Samantha Lewis, owner of the Lima Gourmet Company, which offers local food tours and classes, says the “fancyfood” part of Ocampo’s equation is in fine health. She describes his menu for 1087 as “playful, innovative and daring” and commends Ocampo for taking risks, even if they result “in hits as well as some misses.” She’s betting on Ocampo winning plaudits and awards — not just in Lima, but on a global scale.
But what about his other goal? Can the visionary chef eliminate hunger in Peru by 2030? Martinez is more keenly aware of the hurdles than most. “Feeding 240,000 malnourished kids will require more than the work of one cook,” she says. It demands government engagement on national, regional and local levels and across several agencies. Not to mention the challenge of persuading communities rooted in tradition to modify their diets and cooking habits.
Ocampo acknowledges that “eliminating hunger will be very, very difficult,” but he has an ace up his sleeve. Later this year, the first episode of Cocina con Causa (Cooking With a Cause) will air nationally in Peru. By teaching viewers how to use food scraps and leftovers so nothing goes to waste, Ocampo sees the series as his biggest opportunity yet to put nutritious, delicious and affordable meals within reach of all Peruvians. Martinez is surprised when I mention the prime-time TV program. “What a brilliant idea! That’s the kind of drive I’m talking about,” she says.

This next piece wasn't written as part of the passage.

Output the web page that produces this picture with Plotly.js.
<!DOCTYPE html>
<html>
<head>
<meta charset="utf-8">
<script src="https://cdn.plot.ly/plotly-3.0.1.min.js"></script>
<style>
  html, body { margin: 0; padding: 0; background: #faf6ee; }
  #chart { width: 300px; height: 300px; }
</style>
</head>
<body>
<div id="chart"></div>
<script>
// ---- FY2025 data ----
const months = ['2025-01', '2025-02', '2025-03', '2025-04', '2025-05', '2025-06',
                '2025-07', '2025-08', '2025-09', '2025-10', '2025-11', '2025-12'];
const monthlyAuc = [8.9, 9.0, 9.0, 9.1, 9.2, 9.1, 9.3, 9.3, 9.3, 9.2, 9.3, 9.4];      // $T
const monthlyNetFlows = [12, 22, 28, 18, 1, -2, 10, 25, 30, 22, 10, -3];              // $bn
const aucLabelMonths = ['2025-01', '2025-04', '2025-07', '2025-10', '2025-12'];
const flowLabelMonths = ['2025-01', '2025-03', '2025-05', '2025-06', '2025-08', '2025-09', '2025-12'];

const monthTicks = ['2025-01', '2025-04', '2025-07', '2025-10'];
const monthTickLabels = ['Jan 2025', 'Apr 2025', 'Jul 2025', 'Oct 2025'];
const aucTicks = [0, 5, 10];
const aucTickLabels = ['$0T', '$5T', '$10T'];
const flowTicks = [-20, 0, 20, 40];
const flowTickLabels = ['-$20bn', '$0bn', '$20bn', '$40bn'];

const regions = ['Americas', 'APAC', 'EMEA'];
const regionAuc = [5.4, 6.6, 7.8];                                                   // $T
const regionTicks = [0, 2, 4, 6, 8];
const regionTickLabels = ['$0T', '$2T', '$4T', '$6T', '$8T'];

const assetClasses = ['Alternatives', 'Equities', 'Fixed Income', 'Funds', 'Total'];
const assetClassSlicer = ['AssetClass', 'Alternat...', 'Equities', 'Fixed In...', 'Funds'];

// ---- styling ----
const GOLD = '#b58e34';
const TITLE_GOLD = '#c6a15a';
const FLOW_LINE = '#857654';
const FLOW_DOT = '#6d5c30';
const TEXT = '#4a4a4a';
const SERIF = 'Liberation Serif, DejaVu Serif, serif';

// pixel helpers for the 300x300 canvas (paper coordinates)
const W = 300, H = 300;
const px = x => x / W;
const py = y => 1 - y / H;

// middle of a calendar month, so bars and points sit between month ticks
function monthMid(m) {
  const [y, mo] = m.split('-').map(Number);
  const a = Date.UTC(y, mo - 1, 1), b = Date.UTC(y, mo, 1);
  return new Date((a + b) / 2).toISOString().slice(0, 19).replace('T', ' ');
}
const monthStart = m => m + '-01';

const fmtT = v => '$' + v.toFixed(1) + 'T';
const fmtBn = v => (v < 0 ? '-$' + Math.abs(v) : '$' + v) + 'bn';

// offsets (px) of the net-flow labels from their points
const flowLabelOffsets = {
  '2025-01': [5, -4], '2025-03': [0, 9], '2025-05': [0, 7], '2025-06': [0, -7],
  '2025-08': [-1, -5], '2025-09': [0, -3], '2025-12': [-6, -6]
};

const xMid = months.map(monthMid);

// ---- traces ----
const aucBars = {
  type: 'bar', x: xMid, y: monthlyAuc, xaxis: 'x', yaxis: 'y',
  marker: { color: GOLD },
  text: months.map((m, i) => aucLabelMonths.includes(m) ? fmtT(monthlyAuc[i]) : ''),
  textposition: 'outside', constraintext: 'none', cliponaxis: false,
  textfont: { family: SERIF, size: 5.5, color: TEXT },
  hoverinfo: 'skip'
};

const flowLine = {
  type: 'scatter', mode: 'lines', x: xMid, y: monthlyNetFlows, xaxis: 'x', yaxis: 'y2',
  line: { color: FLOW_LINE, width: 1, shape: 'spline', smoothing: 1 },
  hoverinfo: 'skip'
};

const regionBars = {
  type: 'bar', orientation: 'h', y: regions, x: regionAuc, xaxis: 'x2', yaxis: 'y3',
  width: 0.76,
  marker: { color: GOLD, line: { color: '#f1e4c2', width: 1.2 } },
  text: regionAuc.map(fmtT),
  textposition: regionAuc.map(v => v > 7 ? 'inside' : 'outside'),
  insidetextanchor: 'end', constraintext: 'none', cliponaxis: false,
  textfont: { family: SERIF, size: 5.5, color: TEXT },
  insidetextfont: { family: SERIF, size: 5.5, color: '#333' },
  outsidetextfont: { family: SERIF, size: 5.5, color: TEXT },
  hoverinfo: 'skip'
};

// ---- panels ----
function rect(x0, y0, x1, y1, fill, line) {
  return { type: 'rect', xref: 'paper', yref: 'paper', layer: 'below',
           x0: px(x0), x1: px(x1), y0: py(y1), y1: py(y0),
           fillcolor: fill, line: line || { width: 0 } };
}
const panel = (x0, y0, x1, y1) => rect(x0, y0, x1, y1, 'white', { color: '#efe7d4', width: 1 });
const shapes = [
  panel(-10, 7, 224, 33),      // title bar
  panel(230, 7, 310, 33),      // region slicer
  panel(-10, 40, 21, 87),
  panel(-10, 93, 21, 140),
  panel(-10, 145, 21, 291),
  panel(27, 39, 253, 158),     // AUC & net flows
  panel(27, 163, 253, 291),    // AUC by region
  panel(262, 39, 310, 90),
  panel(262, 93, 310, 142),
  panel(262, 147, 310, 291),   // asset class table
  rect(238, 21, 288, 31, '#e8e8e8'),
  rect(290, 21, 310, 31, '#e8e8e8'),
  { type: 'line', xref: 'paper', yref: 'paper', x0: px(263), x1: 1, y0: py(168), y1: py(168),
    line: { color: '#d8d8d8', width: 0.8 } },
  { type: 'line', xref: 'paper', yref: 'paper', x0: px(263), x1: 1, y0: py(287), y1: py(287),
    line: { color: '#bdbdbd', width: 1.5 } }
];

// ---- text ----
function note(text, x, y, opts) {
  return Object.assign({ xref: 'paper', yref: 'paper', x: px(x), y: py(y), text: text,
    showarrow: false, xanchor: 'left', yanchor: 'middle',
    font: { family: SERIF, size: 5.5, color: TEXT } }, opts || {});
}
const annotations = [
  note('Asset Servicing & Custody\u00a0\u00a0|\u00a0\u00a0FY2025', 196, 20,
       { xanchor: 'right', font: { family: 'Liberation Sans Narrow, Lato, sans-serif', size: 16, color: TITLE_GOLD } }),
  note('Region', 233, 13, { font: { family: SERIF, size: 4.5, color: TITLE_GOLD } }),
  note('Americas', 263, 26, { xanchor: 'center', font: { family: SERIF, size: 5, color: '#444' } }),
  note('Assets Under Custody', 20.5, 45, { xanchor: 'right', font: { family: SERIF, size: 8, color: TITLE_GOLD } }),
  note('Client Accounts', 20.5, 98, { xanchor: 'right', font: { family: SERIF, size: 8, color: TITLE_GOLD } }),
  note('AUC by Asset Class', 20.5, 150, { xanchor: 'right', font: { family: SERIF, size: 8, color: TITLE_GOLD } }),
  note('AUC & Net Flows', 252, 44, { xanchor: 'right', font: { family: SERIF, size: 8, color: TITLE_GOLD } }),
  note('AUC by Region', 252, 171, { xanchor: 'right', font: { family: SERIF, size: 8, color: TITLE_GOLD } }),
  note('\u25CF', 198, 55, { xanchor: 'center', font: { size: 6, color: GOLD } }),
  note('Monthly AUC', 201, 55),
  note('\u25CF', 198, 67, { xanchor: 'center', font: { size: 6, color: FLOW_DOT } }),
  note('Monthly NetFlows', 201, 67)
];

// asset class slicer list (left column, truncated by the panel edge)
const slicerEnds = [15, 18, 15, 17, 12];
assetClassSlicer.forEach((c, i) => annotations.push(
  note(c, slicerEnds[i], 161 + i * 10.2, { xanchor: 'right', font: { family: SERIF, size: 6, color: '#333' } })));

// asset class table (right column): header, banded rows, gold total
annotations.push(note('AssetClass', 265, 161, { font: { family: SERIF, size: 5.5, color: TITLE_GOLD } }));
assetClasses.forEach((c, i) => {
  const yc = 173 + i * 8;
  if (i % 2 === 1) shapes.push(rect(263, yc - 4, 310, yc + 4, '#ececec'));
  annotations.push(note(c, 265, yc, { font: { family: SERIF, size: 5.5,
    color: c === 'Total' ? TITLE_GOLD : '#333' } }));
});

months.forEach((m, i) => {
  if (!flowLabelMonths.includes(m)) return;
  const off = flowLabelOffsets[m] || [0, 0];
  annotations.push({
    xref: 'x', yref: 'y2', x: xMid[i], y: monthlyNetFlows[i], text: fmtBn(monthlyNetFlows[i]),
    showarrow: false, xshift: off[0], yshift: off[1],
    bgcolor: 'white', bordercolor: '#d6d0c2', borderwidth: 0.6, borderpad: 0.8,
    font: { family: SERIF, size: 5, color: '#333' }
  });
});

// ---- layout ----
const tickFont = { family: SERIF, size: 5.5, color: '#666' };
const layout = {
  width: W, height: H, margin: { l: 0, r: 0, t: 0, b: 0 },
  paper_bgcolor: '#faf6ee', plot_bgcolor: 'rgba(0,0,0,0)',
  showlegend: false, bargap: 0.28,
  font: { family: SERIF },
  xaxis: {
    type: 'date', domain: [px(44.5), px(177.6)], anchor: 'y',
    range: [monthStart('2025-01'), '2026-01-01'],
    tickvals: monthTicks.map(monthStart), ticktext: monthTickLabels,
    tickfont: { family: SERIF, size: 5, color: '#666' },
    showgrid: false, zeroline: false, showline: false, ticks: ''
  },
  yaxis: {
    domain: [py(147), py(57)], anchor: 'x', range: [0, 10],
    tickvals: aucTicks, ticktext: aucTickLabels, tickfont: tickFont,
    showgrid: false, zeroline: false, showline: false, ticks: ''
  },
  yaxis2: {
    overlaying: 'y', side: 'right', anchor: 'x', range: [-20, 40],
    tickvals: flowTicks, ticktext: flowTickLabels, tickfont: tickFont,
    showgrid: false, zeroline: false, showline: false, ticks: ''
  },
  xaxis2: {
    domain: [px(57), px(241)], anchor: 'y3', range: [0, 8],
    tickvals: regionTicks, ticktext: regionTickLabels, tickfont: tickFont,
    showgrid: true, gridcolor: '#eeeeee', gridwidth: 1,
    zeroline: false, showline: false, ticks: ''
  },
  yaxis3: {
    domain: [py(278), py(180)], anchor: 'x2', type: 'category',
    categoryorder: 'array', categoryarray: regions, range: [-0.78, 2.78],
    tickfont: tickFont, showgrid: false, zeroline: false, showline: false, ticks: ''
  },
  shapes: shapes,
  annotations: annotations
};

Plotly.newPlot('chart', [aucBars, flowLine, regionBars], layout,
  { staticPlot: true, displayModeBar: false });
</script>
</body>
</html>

Another brilliant idea: Ocampo tells me the greatest obstacle to achieving zero percent waste at 1087 is the food left uneaten by diners that he can’t recycle. So, together with his friends at waste management initiative Sinba (short for sin basura or ‘without waste’), he’s planning to feed these scraps to pigs, which will in turn be slaughtered and served in his restaurant. Let’s call it a fork to farm movement …
* Correction: Mention of the Sinba initiative has been added to this feature.